London Luton Airport (IATA: LTN, ICAO: EGGW)
 is a major international airport located 3km East of Luton, Bedfordshire, and 66km north of Wimbledon. It is the 4th largest airport in London, and in 2016 was ranked as the 5th busiest airport in the UK, serving over 14.6 million passengers. EGGW is an AOE airport, with customs and immigration available 24 hours a day. Parking permits and PPR are not required, however slot booking is mandatory. EGGW offers full ground handling services along with ample parking space (including long stand parking). Hence, EGGW and EGSS are generally the favored options for international operators flying into London. Other airports such as EGLC and EGTK offer limited parking space, and at a much higher cost.

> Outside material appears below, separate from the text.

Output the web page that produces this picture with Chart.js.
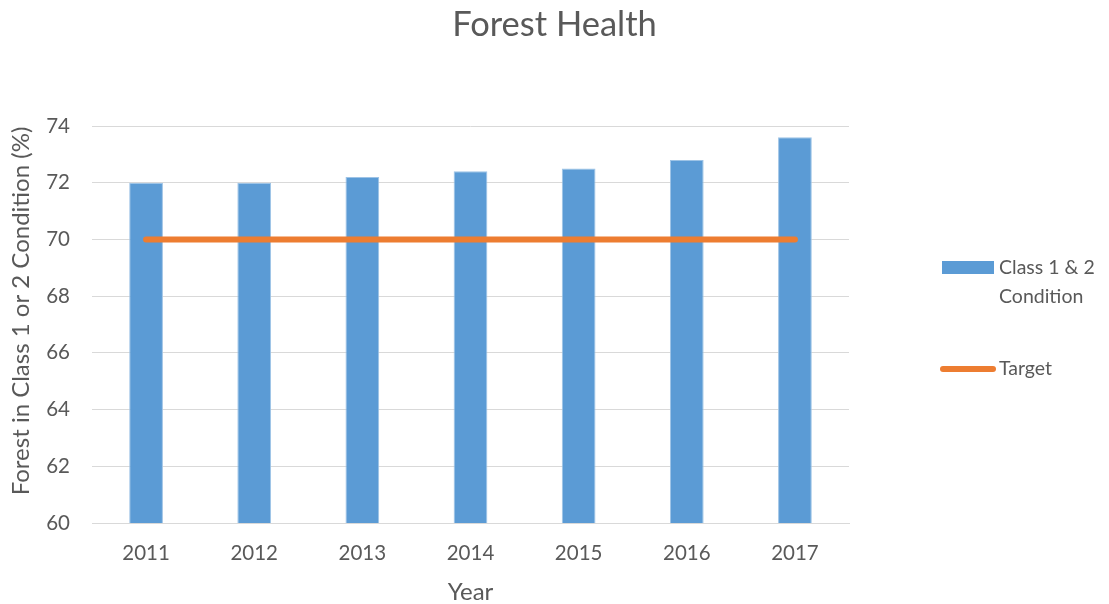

London City Airport (IATA: LCY, ICAO: EGLC)
 is another major international airport, located in Royal Docks (London Borough of Newham). The airport is less than 25km east of Wimbledon. EGLC caters to GA and can be used as an AOE, with customs and immigration on-site. Security screening is mandatory only for aircraft that are not privately owned, and are over 10 tons. Airfield operating hours at EGLC are Monday to Friday from 06:30 to 22:00 local time, Saturdays from 06:30 to 12:30 and Sundays from 12:30 to 21:45. Slot booking is required, whilst PPR and aircraft permits are not. London City airport is fully equipped for all ground handling services, and has no restrictions on long-term aircraft parking. The on-site FBO also offers VIP and crew lounges. Operators should submit their requests for handling arrangements as soon as their flight details have been confirmed.

Landing Permits

Private operators do not require a landing permit for flying into the UK. Landing permits are mandatory only for non-European (EU) registered charter flights landing in the UK, to either offload or board passengers. Permits are not required for technical landings with no in/out pax/cargo movements, or charter flights for re-positioning with no passengers on board.